Do ponto de vista político, assistimos a um compasso de espera e à expectativa da realização (ou não) de eleições. Qual é a vossa perspetiva?

Nas eleições passadas, o partido no poder teve maioria absoluta mas há muitos militantes do MPLA que já não querem que o seu partido tenha maioria absoluta. Eles deram conta de que isso beneficiou o núcleo detentor do poder e da riqueza e eles próprios, enquanto militantes, não tiveram benefício nenhum e muito menos o povo em geral.

Em relação às eleições há um problema, porque foi dado um golpe de estado na Constituição. Eduardo dos Santos sabia que nas próximas eleições, os militantes do seu partido nas legislativas votariam MPLA e nas presidenciais não o fariam. Por isso ele deu esse golpe de estado na Constituição: temos hoje um sistema eleitoral onde não há eleições presidenciais. O cabeça de lista do partido vencedor é automaticamente o Presidente da República. Não é o parlamento que o elege, como alguns tentam interpretar. A realidade é que pura e simplesmente não há eleições presidenciais.

Por outro lado, temos uma instituição prevista nas leis que é a Comissão Nacional Eleitoral. Deveria ser ela a conduzir todo o processo eleitoral. Mas não foi isso que se passou até há bem pouco tempo. O Ministério da Administração do Território tomou conta do processo eleitoral, fazendo o recenseamento, e agora é que resolveu entregar o processo à Comissão Nacional Eleitoral. A oposição sempre se bateu para que isso não fosse assim, mas como eles têm o poder fazem aquilo que querem, violando constantemente a própria lei.

Outro problema que se põe é o da presidente desta Comissão. Por lei, essa figura deveria ser um juíz, mas esta presidente já deixou de ser juíza há mais de uma década, exercendo entretanto advocacia até ser agora nomeada. A oposição bateu-se contra isso, mas o partido no poder insiste que ela deve ser a presidente da Comissão. É mais uma violação à lei mas vai ficar mesmo assim porque eles fazem da lei e do país o que bem lhes apetece, conduzem o país a seu gosto como se não houvesse lei.

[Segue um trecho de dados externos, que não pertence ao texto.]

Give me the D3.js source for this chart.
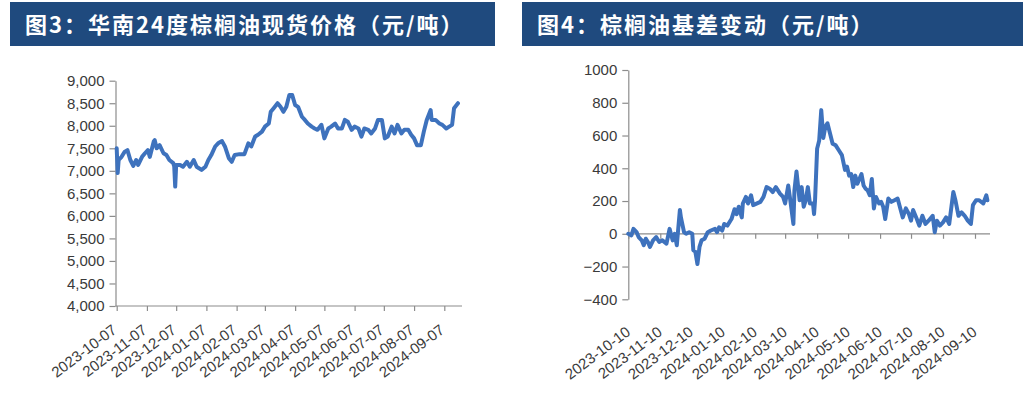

Nesse contexto, a participação do Bloco Democrático nas eleições ainda não é uma certeza?

Com todas estas coisas a acontecer, presume-se que as eleições, mais uma vez, não venham a ser justas. A nossa posição é que se não houver verdade eleitoral, nós não vamos às eleições. O Bloco Democrático só irá às eleições se houver verdade eleitoral. Se não houver verdade eleitoral, nós não vamos às eleições porque a lei foi feita de tal maneira que o partido que não tenha o resultado que permite alcançar representação parlamentar, é extinto. Na outra eleição fomos extintos e tivemos de criar outro partido. A lei é omissa se podemos ou não manter o mesmo nome. Mas, por caprichos, acharam que não e nós tivemos de mudar de nome.

Legalizar um partido político em Angola é das coisas mais difíceis que existe. E na altura das eleições ainda é preciso recolher quase tantas assinaturas para suportarem a candidatura do partido. Se não houver verdade eleitoral, isto é muito esforço para nada… então a nossa posição é esta. Se não houver verdade eleitoral, nós não vamos a eleições.

Por outro lado, até agora dizem que as eleições são em setembro mas ainda não foram publicadas oficialmente, porque o decreto presidencial ainda não foi exarado.

Os protestos do ano passado contra o regime por parte da juventude foram um sinal de aumento da insatisfação?

A juventude está a ficar cansada, porque o problema é a falta de oportunidades, o acesso não igual para todos, quer seja para estudar ou para ter emprego. A juventude começa a dar-se conta disto e vão aparecendo alguns movimentos reivindicativos. Começam a manifestar-se e vão tendo algum apoio político. No nosso caso, vamos apoiando aqueles jovens que se manifestam e são detidos, os advogados do Bloco Democrático têm feito a sua defesa para que sejam libertos, apesar da Constituição prever que a greve é um direito e que não é preciso pedir autorização, mas sim avisar com a devida antecedência.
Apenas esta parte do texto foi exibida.